━━ DATA SHOWN ━━

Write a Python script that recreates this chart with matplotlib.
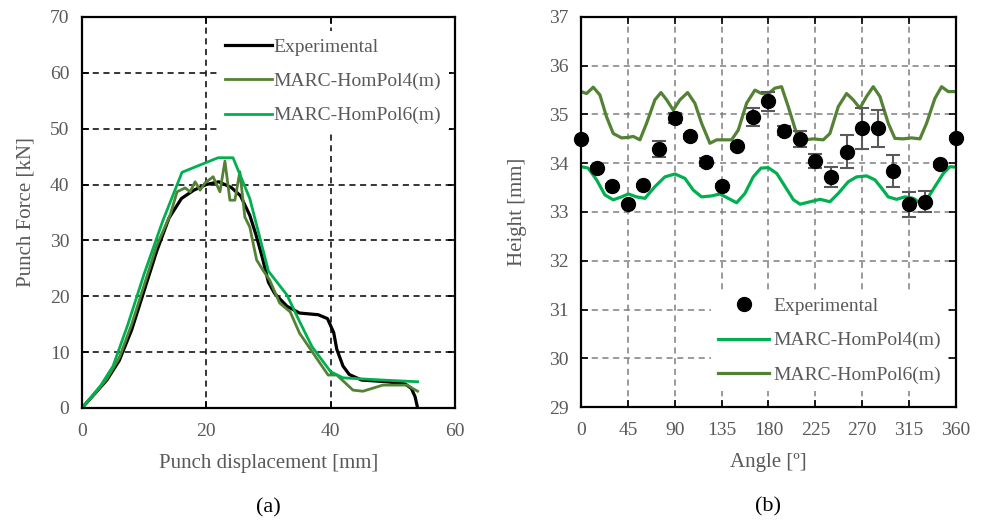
import numpy as np
import matplotlib
matplotlib.use("Agg")
import matplotlib.pyplot as plt

plt.rcParams['font.family'] = ['Liberation Serif', 'DejaVu Serif']

# ---- panel (a): punch force vs displacement
exp_x = [0, 2, 4, 6, 8, 10, 12, 14, 16, 18, 20, 22, 24, 25.5, 27, 28, 29, 30, 31, 33,
         35, 38, 39.5, 40.5, 41, 42, 43, 45, 49, 52, 53, 53.6, 54]
exp_y = [0, 2.5, 5, 8.5, 14, 21, 28, 34, 37.5, 39, 40, 40.5, 39.5, 38, 34.5, 31, 27, 22.5,
         20.5, 18.2, 17, 16.7, 16, 13.5, 10.5, 7.5, 6, 5, 4.7, 4.3, 3.5, 2, 0]

p4_x = [0, 2, 4, 6, 8, 10, 12, 14.2, 15.3, 16.6, 17.4, 18.2, 19, 19.8, 21.1, 22.2, 23, 23.8,
        24.6, 25.4, 26.2, 27, 28.1, 29.1, 30.2, 31.8, 33.5, 35, 37.2, 39.6, 41, 43.6, 45.2,
        48.4, 52.3, 54]
p4_y = [0, 2.5, 5.2, 9, 15, 22, 29, 34.6, 38.7, 39.4, 38.7, 40.5, 39, 40.3, 41.4, 38.7, 44.2,
        37.2, 37.2, 42.3, 34.2, 32.4, 26.5, 24.7, 22.9, 18.8, 17.2, 13.4, 9.8, 5.9, 5.9, 3.2,
        3.0, 4.1, 4.1, 3.0]

p6_x = [0, 3, 5, 7.4, 10, 13, 16.1, 20.1, 21.9, 24.3, 27, 30, 33, 35, 37, 40, 42, 48.4, 54]
p6_y = [0, 4, 7.5, 15, 24, 33.5, 42.2, 44, 44.8, 44.8, 37.5, 24.5, 20.2, 15.5, 11, 6.5, 5.4,
        5.0, 4.7]

# ---- panel (b): height vs angle
ang = np.arange(0, 361, 15)
h_exp = [34.50, 33.90, 33.54, 33.16, 33.55, 34.29, 34.93, 34.55, 34.02, 33.54, 34.35, 34.95,
         35.27, 34.67, 34.50, 34.05, 33.72, 34.24, 34.72, 34.72, 33.84, 33.16, 33.21, 33.98,
         34.52]
h_err = [0.03, 0.05, 0.03, 0.03, 0.03, 0.17, 0.1, 0.05, 0.08, 0.03, 0.05, 0.19, 0.2, 0.1,
         0.17, 0.14, 0.21, 0.34, 0.42, 0.38, 0.33, 0.26, 0.22, 0.05, 0.03]

b4_x = [0, 7, 15, 23, 31, 39, 45.4, 53.4, 61.4, 71, 80.6, 90.2, 99.8, 107.8, 115.8, 125.4,
        133.4, 141.4, 149.4, 157.4, 165.4, 172.8, 179.8, 188, 196, 204, 210.4, 220, 229.6,
        239, 247, 256.6, 264.6, 274.2, 282.2, 288.6, 295, 303, 311, 319, 325.4, 331.8,
        339.8, 347.8, 354.2, 360]
b4_y = [33.93, 33.90, 33.66, 33.35, 33.25, 33.31, 33.37, 33.31, 33.28, 33.52, 33.72, 33.78,
        33.69, 33.45, 33.31, 33.33, 33.37, 33.28, 33.19, 33.38, 33.72, 33.90, 33.91, 33.79,
        33.52, 33.25, 33.16, 33.21, 33.26, 33.21, 33.38, 33.62, 33.72, 33.74, 33.66, 33.49,
        33.31, 33.26, 33.31, 33.28, 33.19, 33.25, 33.52, 33.79, 33.93, 33.92]

b6_x = [0, 5.4, 11.8, 18.2, 24.6, 31, 39, 45.4, 50.2, 56.6, 63, 71, 76.8, 82.3, 88.6, 95,
        102.4, 109.4, 115.8, 123.8, 130.3, 136.6, 144.6, 151, 159, 167, 173.4, 180, 186.2,
        192.6, 199, 207, 215, 223, 232.6, 239, 247, 255, 261.4, 267.8, 274.2, 280.6, 287,
        295, 301.4, 309.4, 317.4, 325.4, 331.8, 339.8, 346.2, 352.6, 360]
b6_y = [35.47, 35.43, 35.56, 35.40, 34.95, 34.61, 34.52, 34.53, 34.55, 34.48, 34.82, 35.30,
        35.45, 35.30, 35.09, 35.30, 35.45, 35.23, 34.82, 34.41, 34.48, 34.48, 34.48, 34.68,
        35.23, 35.50, 35.43, 35.43, 35.54, 35.57, 35.16, 34.61, 34.48, 34.50, 34.48, 34.61,
        35.16, 35.43, 35.30, 35.13, 35.37, 35.57, 35.37, 34.82, 34.51, 34.50, 34.52, 34.50,
        34.82, 35.33, 35.57, 35.47, 35.47]

dark_green = '#548235'
bright_green = '#00B050'
grey_txt = '#595959'

fig = plt.figure(figsize=(9.84, 5.21), dpi=100)
ax1 = fig.add_axes([0.0833, 0.2169, 0.379, 0.7505])
ax2 = fig.add_axes([0.5904, 0.2188, 0.3811, 0.7486])

# panel (a)
ax1.plot(exp_x, exp_y, color='black', lw=2.3, label='Experimental')
ax1.plot(p4_x, p4_y, color=dark_green, lw=2.0, label='MARC-HomPol4(m)')
ax1.plot(p6_x, p6_y, color=bright_green, lw=2.0, label='MARC-HomPol6(m)')
ax1.set_xlim(0, 60)
ax1.set_ylim(0, 70)
ax1.set_xticks([0, 20, 40, 60])
ax1.set_yticks(range(0, 71, 10))
ax1.grid(True, color='black', ls=(0, (4, 3)), lw=1.1)
ax1.set_xlabel('Punch displacement [mm]', fontsize=15, color=grey_txt, labelpad=10)
ax1.set_ylabel('Punch Force [kN]', fontsize=15, color=grey_txt, labelpad=10)
leg1 = ax1.legend(loc='upper right', bbox_to_anchor=(0.995, 0.975), frameon=True,
                  fontsize=14, handlelength=2.4, handletextpad=0.1, labelspacing=0.85,
                  borderaxespad=0.2)
leg1.get_frame().set_linewidth(0)
leg1.get_frame().set_alpha(1)
for t in leg1.get_texts():
    t.set_color(grey_txt)
ax1.text(0.5, -0.255, '(a)', transform=ax1.transAxes, ha='center', va='center',
         fontsize=16, color='black')

# panel (b)
ax2.errorbar(ang, h_exp, yerr=h_err, fmt='none', ecolor=grey_txt, elinewidth=1.5,
             capsize=5, capthick=1.5, zorder=3)
ax2.plot(ang, h_exp, 'o', color='black', ms=10, label='Experimental', zorder=4, clip_on=False)
ax2.plot(b4_x, b4_y, color=bright_green, lw=2.3, label='MARC-HomPol4(m)')
ax2.plot(b6_x, b6_y, color=dark_green, lw=2.3, label='MARC-HomPol6(m)')
ax2.set_xlim(0, 360)
ax2.set_ylim(29, 37)
ax2.set_xticks(range(0, 361, 45))
ax2.set_yticks(range(29, 38))
ax2.grid(True, color='#7f7f7f', ls=(0, (4, 3)), lw=1.1)
ax2.set_xlabel('Angle [º]', fontsize=15, color=grey_txt, labelpad=10)
ax2.set_ylabel('Height [mm]', fontsize=15, color=grey_txt, labelpad=16)
leg2 = ax2.legend(loc='lower right', bbox_to_anchor=(0.99, 0.03), frameon=True,
                  fontsize=14, handlelength=2.6, handletextpad=0.2, labelspacing=0.85,
                  borderaxespad=0.2)
leg2.get_frame().set_linewidth(0)
leg2.get_frame().set_alpha(1)
for t in leg2.get_texts():
    t.set_color(grey_txt)
ax2.text(0.5, -0.255, '(b)', transform=ax2.transAxes, ha='center', va='center',
         fontsize=16, color='black')

for ax in (ax1, ax2):
    ax.set_axisbelow(True)
    for s in ax.spines.values():
        s.set_color('black')
        s.set_linewidth(1.6)
    ax.tick_params(direction='in', length=5, width=1.2, colors='black',
                   top=True, right=True, labelsize=14, labelcolor=grey_txt)
    ax.tick_params(axis='x', pad=11)
    ax.tick_params(axis='y', pad=9)

fig.savefig('out.png', dpi=100)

━━━

→ **TASK DETAILS**: Leave out the pictures, then repeat the listing above exactly from its first line to the line with "4.3, 3.5, 2, 0]", inclusive.

→ **TASK SOLUTION**:
Write a Python script that recreates this chart with matplotlib.
import numpy as np
import matplotlib
matplotlib.use("Agg")
import matplotlib.pyplot as plt

plt.rcParams['font.family'] = ['Liberation Serif', 'DejaVu Serif']

# ---- panel (a): punch force vs displacement
exp_x = [0, 2, 4, 6, 8, 10, 12, 14, 16, 18, 20, 22, 24, 25.5, 27, 28, 29, 30, 31, 33,
         35, 38, 39.5, 40.5, 41, 42, 43, 45, 49, 52, 53, 53.6, 54]
exp_y = [0, 2.5, 5, 8.5, 14, 21, 28, 34, 37.5, 39, 40, 40.5, 39.5, 38, 34.5, 31, 27, 22.5,
         20.5, 18.2, 17, 16.7, 16, 13.5, 10.5, 7.5, 6, 5, 4.7, 4.3, 3.5, 2, 0]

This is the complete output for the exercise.